Fifth, project outcomes will appear in peer-reviewed scientific journals. These publications will extend the impact of the research with the broader scientific and agricultural community

This project delivers powerful decision-making support for farmers looking to refine their disease management practices. By comparing high- and low-intensity strategies, growers will discover which combinations of fungicides, seed treatments, and cultural techniques are most likely to offer a profitable return under their specific environmental conditions. Leveraging multi-year, multi-state trial data means that recommendations can be tailored to diverse climates and production systems, ensuring that farmers receive regionally relevant guidelines rather than one-size-fits-all recommendations.
Additionally, the new and refined decision-support tools, most notably the ROI calculators, put real-time economic data at farmers’ fingertips. Instead of guessing, farmers can input local costs and grain prices to obtain instant estimates of which chemical applications will potentially bring the highest probability of economic gain. This clarity helps farmers avoid unnecessary expenses and better target investments in fungicides or biological products, protecting both yields and profit margins.

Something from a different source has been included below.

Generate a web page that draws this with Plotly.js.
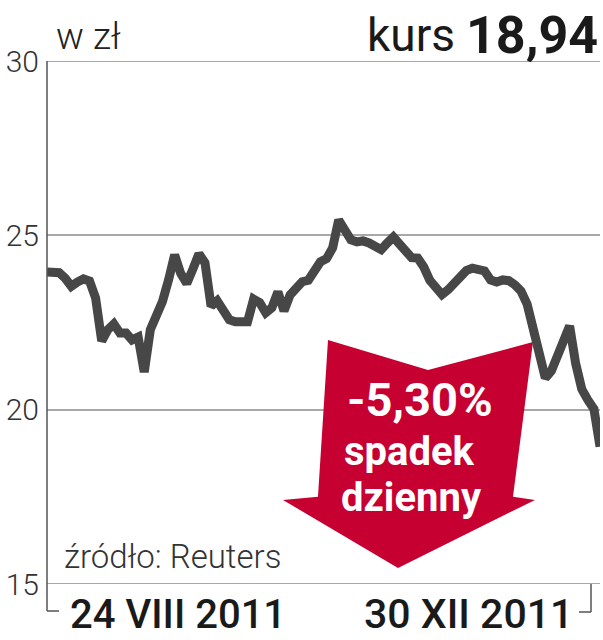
<!DOCTYPE html>
<html>
<head>
<meta charset="utf-8">
<script src="https://cdn.plot.ly/plotly-3.0.1.min.js"></script>
<style>html,body{margin:0;padding:0;background:#fff;}#chart{width:603px;height:640px;}</style>
</head>
<body>
<div id="chart"></div>
<script>
// Daily closing price (zł), 24 VIII 2011 – 30 XII 2011
const prices = [
  23.95, 23.97, 23.93, 23.77, 23.54, 23.66, 23.75, 23.69, 23.20, 21.97,
  22.29, 22.46, 22.20, 22.20, 22.00, 22.08, 21.08, 22.29, 22.73, 23.10,
  23.72, 24.44, 23.91, 23.62, 24.03, 24.47, 24.21, 22.97, 23.12, 22.80,
  22.58, 22.52, 22.52, 22.52, 23.17, 23.07, 22.78, 22.92, 23.38, 22.83,
  23.29, 23.52, 23.67, 23.71, 23.95, 24.24, 24.33, 24.64, 25.44, 25.19,
  24.87, 24.81, 24.84, 24.78, 24.69, 24.59, 24.78, 24.95, 24.75, 24.52,
  24.36, 24.35, 24.09, 23.71, 23.52, 23.30, 23.44, 23.63, 23.83, 23.99,
  24.06, 24.02, 23.98, 23.72, 23.66, 23.72, 23.70, 23.58, 23.40, 23.03,
  22.26, 21.63, 20.91, 21.11, 21.57, 22.11, 22.40, 21.32, 20.59, 20.28,
  20.02, 18.94
];
const sessions = prices.map((_, i) => i);
const yTicks = [15, 20, 25, 30];
const yTickLabels = ['15', '20', '25', '30'];
const dateLabels = ['24 VIII 2011', '30 XII 2011'];
const unitLabel = 'w zł';
const priceLabel = 'kurs';
const lastPrice = '18,94';
const changeLabel = '-5,30%';
const changeText = ['spadek', 'dzienny'];
const sourceLabel = 'źródło: Reuters';

// pixel -> paper helpers (plot area 47..600 x 61..584)
const L = 47, T = 61, W = 553, H = 523;
const px = v => (v - L) / W;
const py = v => (T + H - v) / H;

const FONT = 'Roboto, "Open Sans", sans-serif';

const trace = {
  x: sessions, y: prices, type: 'scatter', mode: 'lines',
  line: {color: '#474747', width: 9, shape: 'linear'},
  hoverinfo: 'skip'
};

function ann(text, x, y, size, weight, color, xanchor) {
  return {text: text, x: px(x), y: py(y), xref: 'paper', yref: 'paper',
    xanchor: xanchor || 'center', yanchor: 'middle', showarrow: false,
    font: {family: FONT, size: size, color: color || '#222', weight: weight || 400}};
}

const grey = '#a8a8a8';
const layout = {
  width: 603, height: 640,
  margin: {l: L, r: 603 - L - W, t: T, b: 640 - T - H, pad: 0},
  paper_bgcolor: '#fff', plot_bgcolor: '#fff',
  showlegend: false,
  xaxis: {range: [0, sessions.length - 1], showgrid: false, zeroline: false,
    showticklabels: false, ticks: '', showline: false, fixedrange: true},
  yaxis: {range: [15, 30], tickvals: yTicks, ticktext: yTickLabels,
    showgrid: true, gridcolor: grey, gridwidth: 2, zeroline: false,
    showline: false, ticks: '', ticklabelstandoff: 7,
    tickfont: {family: FONT, size: 30, color: '#333', weight: 300}, fixedrange: true},
  shapes: [
    // top and bottom horizontal rules (30 and 15)
    {type: 'line', xref: 'paper', yref: 'y', x0: 0, x1: 1, y0: 30, y1: 30,
     layer: 'below', line: {color: grey, width: 2}},
    {type: 'line', xref: 'paper', yref: 'y', x0: 0, x1: 1, y0: 15, y1: 15,
     layer: 'below', line: {color: grey, width: 2}},
    // red arrow
    {type: 'path', xref: 'x', yref: 'y', layer: 'between',
     path: 'M46.24,22.00 L62.70,21.14 L79.97,21.94 L76.68,17.50 L80.30,17.41 L57.76,15.46 L38.83,17.41 L44.59,17.50 Z',
     fillcolor: '#c70032', line: {width: 0}},
    // left axis line + bracket
    {type: 'line', xref: 'paper', yref: 'paper', x0: 0, x1: 0, y0: py(611), y1: 1,
     line: {color: '#555', width: 1.5}},
    {type: 'line', xref: 'paper', yref: 'paper', x0: 0, x1: px(59), y0: py(611), y1: py(611),
     line: {color: '#555', width: 1.5}},
    // right bracket
    {type: 'line', xref: 'paper', yref: 'paper', x0: px(591), x1: px(591), y0: py(584), y1: py(612),
     line: {color: '#555', width: 1.5}},
    {type: 'line', xref: 'paper', yref: 'paper', x0: px(579), x1: px(591), y0: py(612), y1: py(612),
     line: {color: '#555', width: 1.5}}
  ],
  annotations: [
    ann(unitLabel, 54, 37, 37, 300, '#222', 'left'),
    ann(priceLabel, 457, 35, 46, 400, '#1a1a1a', 'right'),
    ann(lastPrice, 600, 35, 52, 700, '#1a1a1a', 'right'),
    ann(changeLabel, 420, 399, 47, 700, '#fff'),
    ann(changeText[0], 409, 451, 40, 700, '#fff'),
    ann(changeText[1], 411, 497, 40, 700, '#fff'),
    ann(sourceLabel, 62, 556, 33, 300, '#333', 'left'),
    ann(dateLabels[0], 178, 614, 40, 500, '#1a1a1a'),
    ann(dateLabels[1], 468, 614, 41, 500, '#1a1a1a')
  ]
};

Plotly.newPlot('chart', [trace], layout, {displayModeBar: false, staticPlot: true});
</script>
</body>
</html>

Another key benefit is the expansion of reliable, research-based information on biological control products. With the growing demand for sustainable solutions, many producers are curious about these newer technologies yet lack consistent field data to guide adoption. The project’s uniform trials on white mold, seedling diseases, and sudden death syndrome will provide a wealth of practical, unbiased performance data, giving farmers a clear sense of how well biologicals stack up against conventional controls.
The comprehensive survey of farmer practices ensures that the research remains grounded in real-world challenges. By capturing insights into why farmers make certain decisions and what knowledge gaps persist, the project team can craft targeted Extension resources, updated efficacy tables, fact sheets, and webinars that directly address farmer needs. This streamlined communication will enable farmers to apply project findings quickly and effectively.
Finally, the multi-state collaboration allows for an established team of pathologists prepared for rapid responses to evolving threats. As new diseases emerge and greater changes in production systems occur, this established network of plant pathologists and Extension specialists will be able to share data, solutions, and strategies across state lines. In doing so, the project builds a supportive infrastructure that keeps soybean farmers well-prepared, profitable, and competitive in the face of changing agricultural landscapes.